Spring has been as late in North America as here, confounding the prediction of Wiarton Willie, Canada's national forecasting groundhog. He emerged from his burrow on 2 February and failed to see his shadow, which should have meant the early arrival of spring. Following threats from freezing Canadians, the furry forecaster is in protective custody.

The Japanese, for their part, are upset with a supercomputer. Forecasts are critical at this time of year, when the cherry trees are coming into blossom and tradition demands that everyone reclines in moonlit parks with picnics, karaoke machines and enough sake to stun a rhinoceros. In an attempt to get their predictions spot-on, the weather bureau abandoned human intuition and got a pounds 42m computer, which said there would be clear skies over Tokyo last Monday. Instead thousands of blossom-seekers were soaked to the skin, and they took it out on the forecasters. So far the computer has a 63 per cent accuracy rate, well below the old system's 80 per cent.

Perhaps the Japanese weathermen should be forced to explain their craft in South Africa's farther-flung areas, where deaths from lightning are not uncommon. Many believe these are the result of witchcraft, and that the person responsible should be identified and burnt to death.

A Reuters reporter watched as Festus Luboyera, main meteorologist at the South African Weather Bureau visited Modjadji, 200 miles north of Johannesburg, to introduce a note of science. He certainly didn't pretend to have all the answers.
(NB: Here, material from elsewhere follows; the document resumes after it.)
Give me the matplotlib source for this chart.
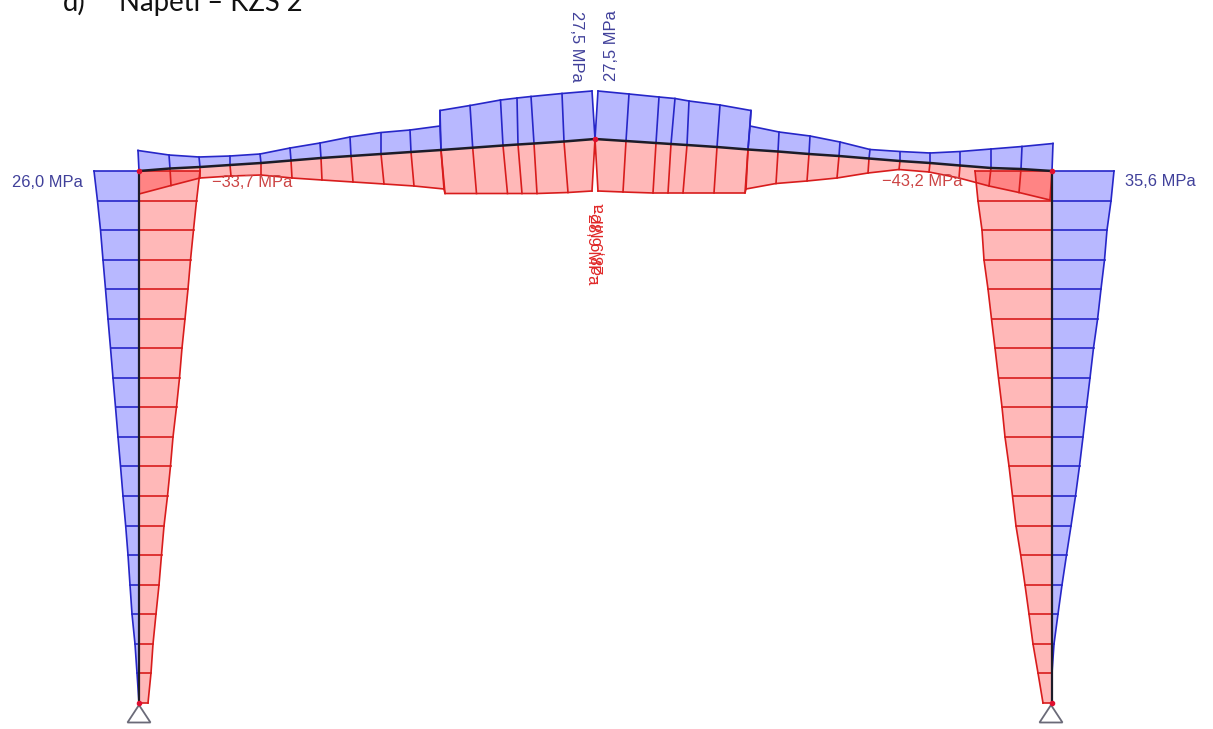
import matplotlib
matplotlib.use("Agg")
import matplotlib.pyplot as plt

# Column stations (vertical position along the columns)
column_y = [171, 201, 230, 260, 289, 319, 348, 378, 407, 437, 466, 496, 526, 555, 585, 614, 644, 673, 703]
left_col_x = 139
right_col_x = 1052
left_col_blue = [94, 97.5, 100.5, 103, 105.5, 108, 110.5, 113, 115.5, 118, 120.5, 123, 125.7, 128, 130, 132, 135, 137, 139]
left_col_red = [200, 196.5, 193.5, 190.5, 188, 185, 182, 179.5, 176.5, 173, 170.5, 167.5, 164, 161.5, 159, 156, 153, 151, 148]
right_col_blue = [1114, 1111, 1107, 1104.5, 1101, 1097.6, 1093.5, 1090, 1086.5, 1083, 1079.5, 1075.5, 1071, 1066.5, 1062, 1058, 1054, 1052, 1052]
right_col_red = [975, 978, 982, 984, 988, 991.5, 995, 998.5, 1002, 1005, 1009, 1012.5, 1016, 1020.7, 1025, 1029, 1033, 1038, 1043]

# Left rafter stations, eaves to ridge (the bending diagram steps at the haunch)
lr_axis_x = [139, 170, 200, 230, 261, 291, 321, 351, 381, 411, 441, 441, 472.7, 503, 518, 534, 564, 595]
lr_axis_y = [171, 168.5, 167, 165, 163, 160.5, 158, 156, 154, 152, 150, 150, 147.7, 145.5, 144.5, 143.5, 141.5, 139]
lr_blue_x = [138, 169, 199, 230, 260, 290, 320, 350, 381, 410, 440, 440, 470, 500.5, 517, 531, 562, 592]
lr_blue_y = [150.5, 155, 157, 156, 154, 148, 143, 137, 132.5, 130, 126, 110.5, 105.5, 100, 98, 96.5, 93.5, 91]
lr_red_x = [139, 171, 200, 231, 261, 292, 322, 353, 384, 414, 444, 445, 476.5, 507.5, 522, 537, 568, 592]
lr_red_y = [194, 185.5, 178, 176, 175, 178, 180, 182, 184, 186, 189, 193.5, 193.5, 193.5, 193.5, 193.5, 192.5, 191]

# Right rafter stations, ridge to eaves
rr_axis_x = [595, 626, 656, 671, 687, 717, 748, 748, 778, 809, 839, 869, 900, 930, 960, 991, 1021, 1052]
rr_axis_y = [139, 141, 143, 144, 145, 147, 149.5, 149.5, 151.5, 154, 156, 158.5, 161, 163, 165.5, 168, 169, 171]
rr_blue_x = [598, 629, 659, 675, 689, 720, 751, 750, 779, 810, 840, 870, 900, 930, 960, 991, 1022, 1053]
rr_blue_y = [91, 94, 97, 98.5, 101, 105, 110.5, 126, 132, 136, 142, 149.5, 151.5, 153, 151.5, 149, 146.5, 143.5]
rr_red_x = [598, 623, 653, 668, 683, 714, 745, 746, 776, 807, 837, 868, 899, 929, 959, 989, 1019, 1050]
rr_red_y = [191, 192, 193, 193, 193, 193, 193, 189, 183.5, 181, 178, 173, 169.5, 172, 178, 186, 192.5, 200]

# Supports: apex x, apex y, half width, base y
support_x = [139, 1051]
support_top = 705
support_half = 11.5
support_base = 722.5

# Labels: text, x, y, rotation, colour
BLUE_TXT = "#40409a"
RED_TXT = "#cc4444"
labels = [
    ("26,0 MPa", 47.5, 182, 0, BLUE_TXT),
    ("\u221233,7 MPa", 252.5, 182, 0, RED_TXT),
    ("\u221243,2 MPa", 922.5, 181, 0, RED_TXT),
    ("35,6 MPa", 1160.5, 181, 0, BLUE_TXT),
    ("27,5 MPa", 577, 46, -90, BLUE_TXT),
    ("27,5 MPa", 612, 46, 90, BLUE_TXT),
    ("\u221228,9 MPa", 592, 244, -90, "#e02828"),
    ("\u221228,9 MPa", 600, 244, 90, "#e02828"),
]

BLUE = "#2626c8"
RED = "#d81c1c"
BLUE_FILL = (0.0, 0.0, 1.0, 0.28)
RED_FILL = (1.0, 0.0, 0.0, 0.28)
LW = 1.2

fig = plt.figure(figsize=(12.13, 7.29), dpi=100)
ax = fig.add_axes([0, 0, 1, 1])
ax.set_xlim(0, 1213)
ax.set_ylim(729, 0)
ax.axis("off")


def column(axis_x, outer, fill, edge):
    xs = [axis_x] + list(outer) + [axis_x]
    ys = [column_y[0]] + list(column_y) + [column_y[-1]]
    ax.fill(xs, ys, facecolor=fill, edgecolor="none", zorder=1)
    ax.plot(outer, column_y, color=edge, lw=LW, zorder=2)
    for x, y in zip(outer, column_y):
        ax.plot([axis_x, x], [y, y], color=edge, lw=LW, zorder=2)


def rafter(ax_x, ax_y, out_x, out_y, fill, edge):
    xs = list(ax_x) + list(out_x)[::-1]
    ys = list(ax_y) + list(out_y)[::-1]
    ax.fill(xs, ys, facecolor=fill, edgecolor="none", zorder=1)
    ax.plot(out_x, out_y, color=edge, lw=LW, zorder=2)
    for a, b, c, d in zip(ax_x, ax_y, out_x, out_y):
        ax.plot([a, c], [b, d], color=edge, lw=LW, zorder=2)


column(left_col_x, left_col_blue, BLUE_FILL, BLUE)
column(left_col_x, left_col_red, RED_FILL, RED)
column(right_col_x, right_col_blue, BLUE_FILL, BLUE)
column(right_col_x, right_col_red, RED_FILL, RED)
rafter(lr_axis_x, lr_axis_y, lr_blue_x, lr_blue_y, BLUE_FILL, BLUE)
rafter(lr_axis_x, lr_axis_y, lr_red_x, lr_red_y, RED_FILL, RED)
rafter(rr_axis_x, rr_axis_y, rr_blue_x, rr_blue_y, BLUE_FILL, BLUE)
rafter(rr_axis_x, rr_axis_y, rr_red_x, rr_red_y, RED_FILL, RED)

# Frame centre line
AXIS_COL = "#1c1c28"
ax.plot(lr_axis_x, lr_axis_y, color=AXIS_COL, lw=1.8, zorder=3)
ax.plot(rr_axis_x, rr_axis_y, color=AXIS_COL, lw=1.8, zorder=3)
ax.plot([left_col_x] * 2, [column_y[0], column_y[-1]], color=AXIS_COL, lw=1.6, zorder=3)
ax.plot([right_col_x] * 2, [column_y[0], column_y[-1]], color=AXIS_COL, lw=1.6, zorder=3)

# Red nodes
ax.plot([left_col_x, right_col_x, left_col_x, right_col_x, lr_axis_x[-1]],
        [column_y[0], column_y[0], column_y[-1], column_y[-1], lr_axis_y[-1]],
        ls="none", marker="o", ms=3, color="#e01030", zorder=4)

# Supports
for sx in support_x:
    ax.plot([sx, sx - support_half, sx + support_half, sx],
            [support_top, support_base, support_base, support_top],
            color="#6a6a78", lw=1.3, zorder=3, solid_joinstyle="miter")

for text, x, y, rot, col in labels:
    ax.text(x, y, text, rotation=rot, color=col, ha="center", va="center",
            family="Liberation Sans", fontsize=11.9, zorder=5)

ax.text(63, 11, "d)", family="Lato", fontsize=19.8, color="#111111", ha="left", va="baseline")
ax.text(119, 11, "Nap\u011bt\u00ed \u2013 KZS 2", family="Lato", fontsize=19.8, color="#111111",
        ha="left", va="baseline")

fig.savefig("out.png", dpi=100, facecolor="white")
"Why do you say the temperature will be 25 degrees, but then it is 37 degrees?" asked a teacher. "This morning it was raining, now it is clear," replied the meteorologist. "These are mysteries. We collect information, and we attempt to forecast what the weather will be, but we never know for sure." A schoolchild wanted to know how the earth was created. Luboyera answered: "We are the creation of an Almighty God. He created the world, and we are trying to learn a little bit about it. I don't think we will ever know everything."

I think his fellow weathermen would say Amen to that.

POOR Luo Ji. He wept on Chinese television, "because he was sorry for his family and for his staff, because his staff were too few and had to work too much overtime".

What is this job which has him so overwrought? It turns out that he is director of the Supreme People's Procuratorate's General Anti-Corruption and Bribery Administration - China's top anti-corruption official, in other words - which is enough to make anyone shed tears of sympathy. When you have a brakes-off economy and an arbitrary political system, corruption goes through the roof.

The tearful Luo said "interference" had prevented his people from pursuing cases even when they had evidence. "Manyhave to sleep and eat in the office all day and all night," he sobbed. "It is like fighting a war." Anti-corruption cadres were so busy they often slept only three hours a night. And that was not the only way they suffered. "In dealing with cases they may offend some people. They are treated unfairly, and..."

He did not continue, presumably because he might have said something really stupid, such as suggesting his staff would have an easier time if those in power had to account for themselves now and then - in elections, perhaps?